U.S. Senate Committee to Hold Hearing on Marijuana Banking Reform

The hearing regarding the need to provide financial services access to the cannabis industry was called by Republican Chairman Mike Crapo, who previously impeded cannabis reform.

The United States Senate Committee on Banking, Housing, and Urban Affairs will hear testimony Tuesday on marijuana business banking reform. It will be the first such hearing to be held in the U.S. Senate.

The announcement of the hearing is the most recent sign of the growing interest major marijuana reform among Members of Congress. Committee Chair Senator Mike Crapo (R-ID) previously opposed any type of marijuana reform and even refused to hold a hearing on banking for the cannabis industry in April.

Idaho, Crapo’s home state, has some of the strictest marijuana prohibition laws in the country.

“On the legislative front, it is evident that the politics of cannabis is undergoing a transformation that is almost unparalleled in Washington,” said Janet Seiberg, an analyst with the investment bank and financial services company Cowen & Co. “This has gone from an issue that Capitol Hill did not take seriously to one that is driving legislation and elections, and this all happened in the last two years.”

U.S. Sens. Jeff Merkley (D-OR) and Cory Gardner (R-CO) will be key witnesses testifying in favor of the Secure and Fair Enforcement (SAFE) Act, which would allow banks to provide financial services to marijuana-based businesses operating in compliance with state law. John Lord, the CEO of LivWell Enlightened Health and Chairman of the Cannabis Trade Federation, will also testify on behalf of marijuana banking reform.

In addition, Joanne Sherwood, President and CEO of Citywide Banks, and Rachel Pross, Chief Risk Officers of Maps Credit Union will be called to testify along with Garth Van Meter, Vice President of Government Affairs for Smart Approaches to Marijuana (SAM) an anti-legalization organization.

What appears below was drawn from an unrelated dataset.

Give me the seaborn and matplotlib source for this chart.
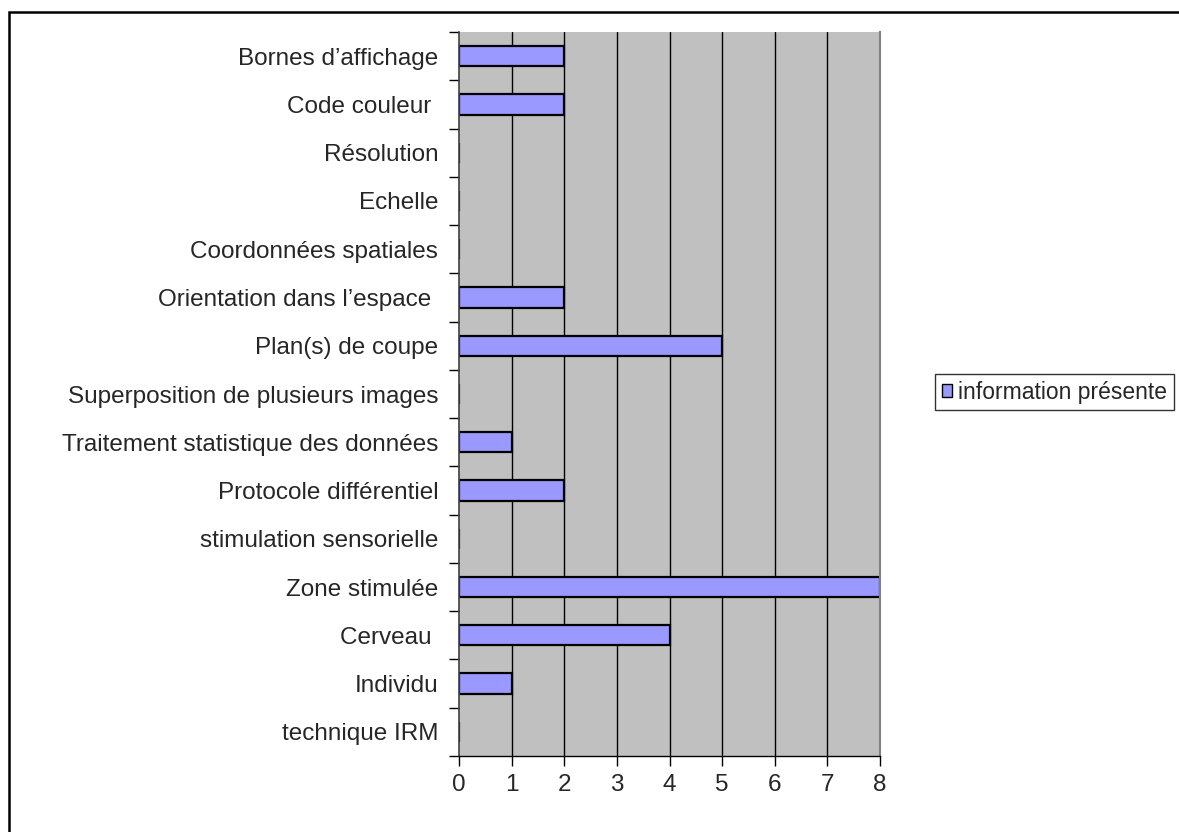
import matplotlib
matplotlib.use("Agg")
import matplotlib.pyplot as plt
import seaborn as sns
import pandas as pd
from matplotlib.patches import Patch, Rectangle
from matplotlib.ticker import FixedLocator

# Categories listed from top to bottom of the chart
categories = [
    "Bornes d\u2019affichage",
    "Code couleur ",
    "Résolution",
    "Echelle",
    "Coordonnées spatiales",
    "Orientation dans l\u2019espace ",
    "Plan(s) de coupe",
    "Superposition de plusieurs images",
    "Traitement statistique des données",
    "Protocole différentiel",
    "stimulation sensorielle",
    "Zone stimulée",
    "Cerveau ",
    "Individu",
    "technique IRM",
]
values = [2, 2, 0, 0, 0, 2, 5, 0, 1, 2, 0, 8, 4, 1, 0]
x_ticks = [0, 1, 2, 3, 4, 5, 6, 7, 8]
series_name = "information présente"

BAR_COLOR = "#9999FF"
PLOT_BG = "#C0C0C0"
FS = 17.5
LEG_FS = 16.5

sns.set_theme(style="white")
plt.rcParams["font.family"] = ["Liberation Sans", "DejaVu Sans"]

df = pd.DataFrame({"categorie": categories, "valeur": values})

fig = plt.figure(figsize=(11.79, 8.32), dpi=100)
ax = fig.add_axes([459 / 1179, 1 - 756 / 832, 421 / 1179, 724 / 832])
ax.set_facecolor(PLOT_BG)

sns.barplot(data=df, x="valeur", y="categorie", orient="h", order=categories,
            color=BAR_COLOR, edgecolor="black", linewidth=1.6, width=0.42,
            saturation=1, ax=ax)

ax.set_xlim(0, 8)
ax.set_ylim(len(categories) - 0.5, -0.5)
ax.set_xlabel("")
ax.set_ylabel("")

# vertical gridlines at each integer
ax.set_xticks(x_ticks)
ax.set_xticklabels([str(t) for t in x_ticks], fontsize=FS)
for t in x_ticks[1:-1]:
    ax.axvline(t, color="black", linewidth=1.0, zorder=0.5)
ax.set_axisbelow(True)

# category labels centred, tick marks at category boundaries
ax.set_yticks(range(len(categories)))
ax.set_yticklabels(categories, fontsize=FS)
ax.yaxis.set_minor_locator(FixedLocator([i - 0.5 for i in range(len(categories) + 1)]))
ax.tick_params(axis="y", which="major", length=0, pad=15)
ax.tick_params(axis="y", which="minor", length=7, width=1, color="black", left=True)
ax.tick_params(axis="x", which="major", length=7, width=1, color="black", bottom=True, pad=6)

ax.spines["top"].set_visible(False)
ax.spines["left"].set_color("#404040")
ax.spines["left"].set_linewidth(1.2)
ax.spines["bottom"].set_color("black")
ax.spines["bottom"].set_linewidth(1.0)
ax.spines["right"].set_color("#808080")
ax.spines["right"].set_linewidth(1.5)

# legend at right of the plot
handle = Patch(facecolor=BAR_COLOR, edgecolor="black", linewidth=1.0)
leg = fig.legend(handles=[handle], labels=[series_name], loc="center left",
                 bbox_to_anchor=(935 / 1179, 1 - 392 / 832), fontsize=LEG_FS,
                 frameon=True, fancybox=False, handlelength=0.45, handleheight=0.5,
                 handletextpad=0.25, borderpad=0.3, borderaxespad=0)
leg.get_frame().set_edgecolor("black")
leg.get_frame().set_linewidth(1.0)

# chart-area border
fig.patches.append(Rectangle((9.5 / 1179, -0.2), 1.2, 1 - 12 / 832 + 0.2,
                             transform=fig.transFigure, fill=False,
                             edgecolor="black", linewidth=1.8))

fig.savefig("out.png", dpi=100, facecolor="white")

“Congress must amend federal policy so that these growing numbers of state-compliant businesses, and those millions of Americans who patronize them, are no longer subject to policies that needlessly place them in harm’s way,” said NORML Deputy Director Paul Armentano.

Many cannabis-based businesses currently have a difficult time operating in today’s electronic age without traditional banking services. Thus, many have to do business entirely in cash which makes processing payroll and paying taxes difficult. Keeping that much cash around also poses a great security risk.

Banks have been hesitant to do business with them because under federal prohibition, it is seen as aiding a criminal organization, even if the businesses are operating under the strict state legalization guidelines. Recent data, however, indicates that a growing number of banks are willing to service cannabis businesses.

Marijuana business banking


Playing Politics

While the U.S. House passed the SAFE Act out of the corresponding Financial Services Committee, the bill has yet to be put up for a vote in the full House, despite having bipartisan support. Advocates would like to see it passed before Congress goes on recess for August.

The bill now has 200 sponsors and only needs 218 votes to pass the House. The Senate version has 31 sponsors.

The Senate poses a more difficult challenge for reform, however, because one senator can theoretically block the measure nearly indefinitely. While Republicans have warmed to marijuana reform due to growing public support and the potential financial boom the industry can bring, the party has not yet indicated its leadership will give reform more than tepid support.

Still, there is a great deal of bipartisan support for the SAFE Act across the country. Banking associations in all 50 states and a long list of officials, including governors, the majority of state attorneys general, as well as the National Association of State Treasurers, have publicly announced their support. Legal marijuana banking would reportedly provide the federal government savings of $4 million over a 10-year period.